Nearly half of all Americans believe they can earn their way to heaven through good works, a recent survey found. Only one-third of adults disagree, according to findings from the Cultural Research Center at Arizona Christian University.
Most surprising in the latest findings from the American Worldview Inventory 2020 is that a majority of people who describe themselves as Christian (52 percent) accept a “works-oriented” means to God’s acceptance. More shockingly, huge proportions of people associated with churches whose official doctrine says eternal salvation comes only from embracing Jesus Christ as savior believe that a person can qualify for heaven by being or doing good. This includes close to half of all adults associated with Pentecostal (46 percent), mainline Protestant (44 percent) and evangelical (41 percent) churches. A much larger share of Catholics (70 percent) embrace that point of view.
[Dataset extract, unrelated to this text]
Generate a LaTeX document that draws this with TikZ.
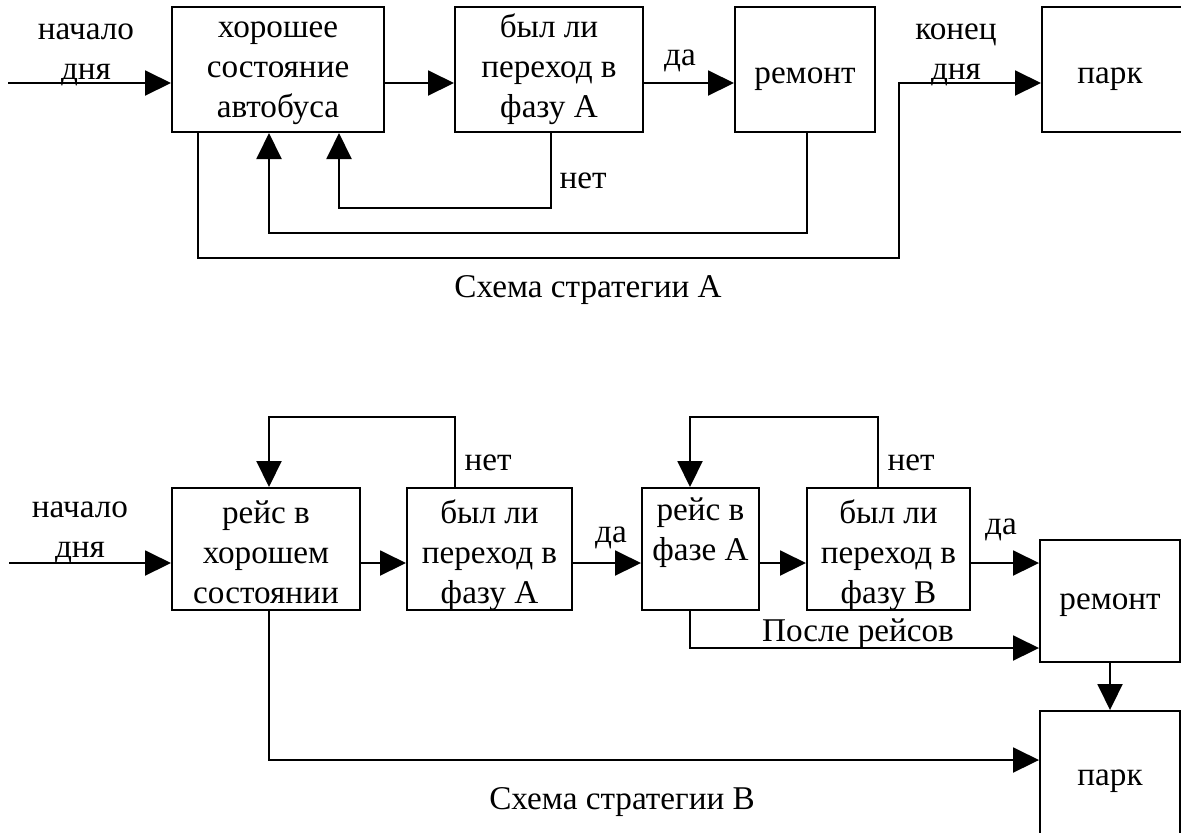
\documentclass[tikz,border=0pt]{standalone}
\usepackage{fontspec}
\setmainfont{Liberation Serif}
\usetikzlibrary{arrows.meta}
% last line set without depth: moves the text block of a box downwards
\newcommand{\nodepth}[1]{\raisebox{0pt}[\height][0pt]{#1}}
\begin{document}
\begin{tikzpicture}[x=0.5pt,y=-0.5pt,
  every node/.style={font=\fontsize{16.6}{20}\selectfont},
  box/.style={draw, line width=1pt, inner sep=0pt, align=center},
  lbl/.style={inner sep=0pt, align=center},
  baselbl/.style={inner sep=0pt, anchor=base},
  conn/.style={line width=1pt},
  arr/.style={conn, -{Triangle[length=13pt,width=12.5pt]}}]

\useasboundingbox (0,0) rectangle (1181,832);
\fill[white] (0,0) rectangle (1181,832);

% ---------------- Strategy A ----------------
\node[box, minimum width=106pt, minimum height=62.5pt] (a1) at (278,69.5)
  {\strut хорошее\\\strut состояние\\\strut автобуса};
\node[box, minimum width=94pt, minimum height=62.5pt] (a2) at (549,69.5)
  {\strut был ли\\\strut переход в\\\strut фазу А};
\node[box, minimum width=70pt, minimum height=62.5pt, text height=17pt, text depth=3pt] (a3) at (805,69.5) {ремонт};
\node[box, minimum width=74pt, minimum height=62.5pt] (a4) at (1116,69.5) {};
\node[baselbl] (a4t) at (1110,83.5) {парк};

\coordinate (ay) at (0,83);
\coordinate (ain) at (8,83);
\coordinate (ax1) at (339,208);
\coordinate (ax2) at (269,233);
\coordinate (ax3) at (198,258);
\coordinate (ax4) at (899,0);
\coordinate (aout2) at (551,0);
\coordinate (aout3) at (807,0);

\draw[arr] (ain) -- (a1.west |- ay);
\draw[arr] (a1.east |- ay) -- (a2.west |- ay);
\draw[arr] (a2.east |- ay) -- (a3.west |- ay);
\draw[arr] (a2.south -| aout2) |- (ax1) -- (a1.south -| ax1);
\draw[arr] (a3.south -| aout3) |- (ax2) -- (a1.south -| ax2);
\draw[arr] (a1.south -| ax3) |- (ax3 -| ax4) |- (a4.west |- ay);

\node[lbl] (la1) at (86,51.5) {\strut начало\\\strut дня};
\node[baselbl] (la2) at (680,65.5) {да};
\node[baselbl] (la3) at (583,188.5) {нет};
\node[lbl] (la4) at (956,51.5) {\strut конец\\\strut дня};
\node[baselbl] (la5) at (588,297) {Схема стратегии А};

% ---------------- Strategy B ----------------
\node[box, minimum width=94pt, minimum height=61pt] (b1) at (266,549)
  {\strut рейс в\\\strut хорошем\\\nodepth{состоянии}};
\node[box, minimum width=82.5pt, minimum height=61pt] (b2) at (489.5,549)
  {\strut был ли\\\strut переход в\\\nodepth{фазу А}};
\node[box, minimum width=58.5pt, minimum height=61pt] (b3) at (700.5,549) {};
\node[lbl] (b3t) at (700.5,532) {\strut рейс в\\\strut фазе А};
\node[box, minimum width=81.5pt, minimum height=61pt] (b4) at (888.5,549)
  {\strut был ли\\\strut переход в\\\nodepth{фазу В}};
\node[box, minimum width=70pt, minimum height=61pt] (b5) at (1110,601) {\strut ремонт};
\node[box, minimum width=70pt, minimum height=70pt] (b6) at (1110,781) {};
\node[baselbl] (b6t) at (1110,785) {парк};

\coordinate (by) at (0,563);
\coordinate (bin) at (9,563);
\coordinate (bl1) at (455,417);
\coordinate (bl1d) at (269,0);
\coordinate (bl2) at (878,417);
\coordinate (bl2d) at (690,0);
\coordinate (bp) at (690,648);
\coordinate (bq) at (269,760);

\draw[arr] (bin) -- (b1.west |- by);
\draw[arr] (b1.east |- by) -- (b2.west |- by);
\draw[arr] (b2.east |- by) -- (b3.west |- by);
\draw[arr] (b3.east |- by) -- (b4.west |- by);
\draw[arr] (b4.east |- by) -- (b5.west |- by);
\draw[arr] (b2.north -| bl1) |- (bl1 -| bl1d) -- (b1.north -| bl1d);
\draw[arr] (b4.north -| bl2) |- (bl2 -| bl2d) -- (b3.north -| bl2d);
\draw[arr] (b3.south -| bp) |- (b5.west |- bp);
\draw[arr] (b1.south -| bq) |- (b6.west |- bq);
\draw[arr] (b5.south) -- (b6.north);

\node[lbl] (lb1) at (80,529.5) {\strut начало\\\strut дня};
\node[baselbl] (lb2) at (488,470.5) {нет};
\node[baselbl] (lb3) at (911,470.5) {нет};
\node[baselbl] (lb4) at (611,542.5) {да};
\node[baselbl] (lb5) at (1001,534.5) {да};
\node[baselbl] (lb6) at (858,641) {После рейсов};
\node[baselbl] (lb7) at (622,809) {Схема стратегии В};
\end{tikzpicture}
\end{document}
The research also shows that the relevance of sin is on the wane, with only slightly more than half of U.S. adults (56 percent) saying they consciously and consistently attempt to avoid sinning because they know it offends God, according to the research conducted by Dr. George Barna, CRC Director of Research. This shift in worldview may be negatively affecting individual commitment to personal evangelism. Fewer Americans (49 percent) believe they have a personal responsibility, in appropriate situations, to share their religious beliefs with people who possess different religious beliefs. That is down slightly since 1991, when 53 percent of adults felt they had such an obligation.
Other key findings include:
- Only half of Americans (54 percent) believe they will experience heaven after they die, whether they earn it or not.
- Fifteen percent said they don’t know what will happen after they die.
- Thirteen percent said there is no life after death.
- Eight percent expect to be reincarnated.
- Another 8 percent believe they will go to a place of purification before entering heaven
- Just 2 percent believe they will go to hell.
- Born-again Christians, defined as people who believe that when they die they will go to heaven only because they have confessed their sins and have accepted Jesus Christ as their savior, were least likely to hold the “salvation-can-be-earned” view.
- Conservatives are much more likely (75 percent) to “consciously and consistently attempt to avoid sinning because they know it offends God,” compared to liberals (41 percent) or moderates (49 percent).